Nem contigo, nem sem ti?

Há um problema nos filmes dos irmãos Farrelly: o gel do cabelo de Cameron Diaz em "Doidos por Mary". Esse problema também é nosso: desde esse filme, andamos sempre à procura de uma patifaria do género, e o resultado é que enquanto procuramos a fasquia mais alta de transgressão nos distraímos do resto. Para resumir: os filmes dos irmãos Farrely condenam-nos a uma decepção crónica, porque não há patifaria que satisfaça.

Por exemplo, em "Agarrado a Ti", projecto antigo destes irmãos realizadores, que é a história de dois irmãos siameses (Bob/Matt Damon e Walt/Greg Kinnear - a dupla de actores escolhida depois de uma série de combinações ter alimentado a imaginação de produtores e realizadores ao longo de anos), estamos sempre à espera que o filme responda (mostre) a uma série de interrogações naturais, do género: e quando eles vão à casa de banho como e que é (é um filme de Peter e Bobby Farrelly, pensamos, logo é uma pergunta natural)? E quando eles querem fazer sexo?

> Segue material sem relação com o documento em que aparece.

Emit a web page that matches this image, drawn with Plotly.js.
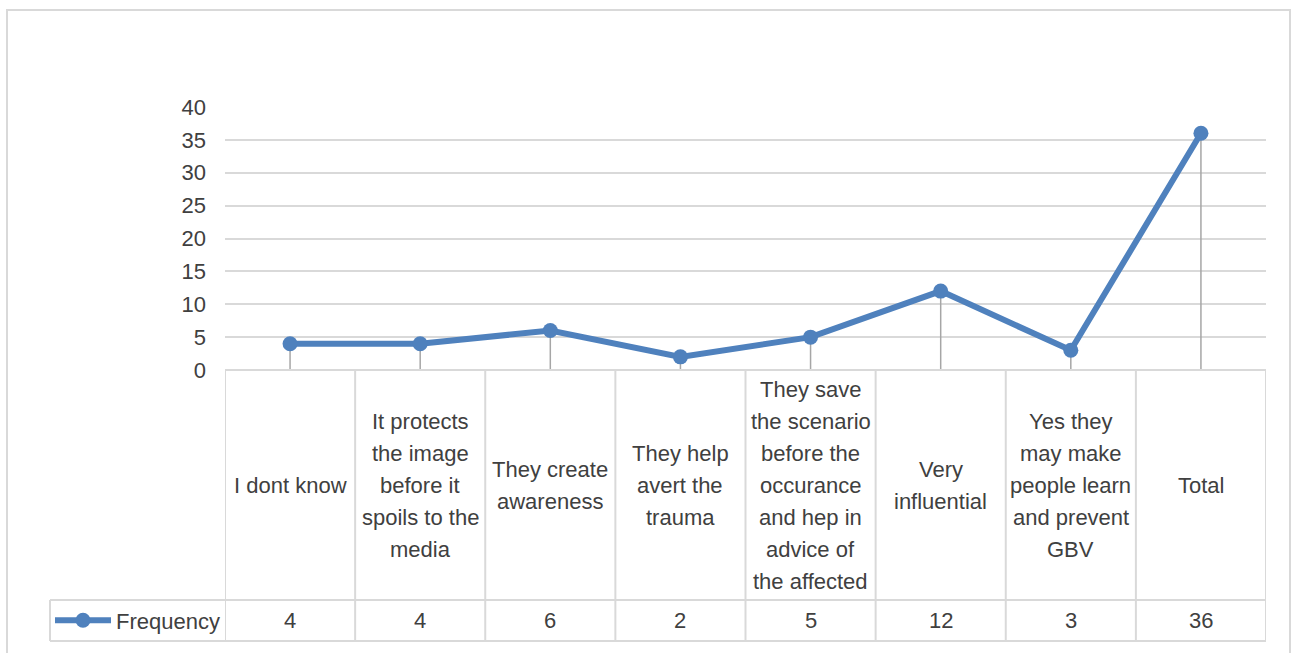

"Agarrado a Ti" responde a algumas delas, mas... É injusta esta expectativa, e para os Farrelly deve ser mesmo como viver com um irmão siamês - os movimentos estão presos. É injusto porque para lá de uma celebração mais ou menos eufórica do disparate ou do mau gosto (algo inocente, como as patifarias da adolescência), o cinema destes irmãos é um retrato da América das pessoas pequenas, dos perdedores - às vezes é um retrato da depressão (o que havia por baixo do gel do cabelo em "Doidos por Mary" senão um desfile, masoquista, de frustrações?) -, onde os corações se batem, num território em perda de mitologia, por sentimentos como antigamente nos filmes da Hollywood clássica. Os Farrelly devem sentir que deles se espera, no entanto, uma determinada iconografia, e por isso vivem sentimentos de ambivalência: continuar a alimentar ou cortar com essa expectativa? E Bob e Walter: continuam juntos ou separam-se?

Bob e Walter vivem juntos há 32 anos, e apesar de serem "diferentes", Martha's Vineyard aceita-os como figuras da comunidade. Até porque provaram que quatro mãos são melhores do que duas - por exemplo a despachar hamburgers no restaurante de "fast food". Mas um dia Walter (o mais envelhecido, porque 90 por cento do fígado comum está no lado de Bob) decide ir atrás do sonho: ser actor. E lá partem os dois (e lá parte um, o outro vai por arrasto, sacrifica-se) para Hollywood, onde encontram um agente (Seymour Cassel) que os mete no porno, onde encontram Cher (Cher a fazer uma caricatura de Cher, com meninos na cama e tudo) que o(s) mete numa "sitcom" que é um sucesso e onde encontram Meryl Streep, que acaba com eles num musical, "Bonnie & Clyde".

Antes disso, Bob e Walter fazem a pergunta decisiva: separamo-nos? A reposta é ambígua. Separaram-se mesmo? E Peter e Bob Farrelly querem assumir a outra face? O delírio hollywoodiano, episódico, não tem grande graça (Cher a fazer de Cher revela sobretudo lata da actriz/cantora), mas o mundo dos irmãos em Martha's Vineyard é de um realismo agridoce, introspectivo, que estimulam mais. O que é que este compromisso quer dizer: nem contigo e nem sem ti?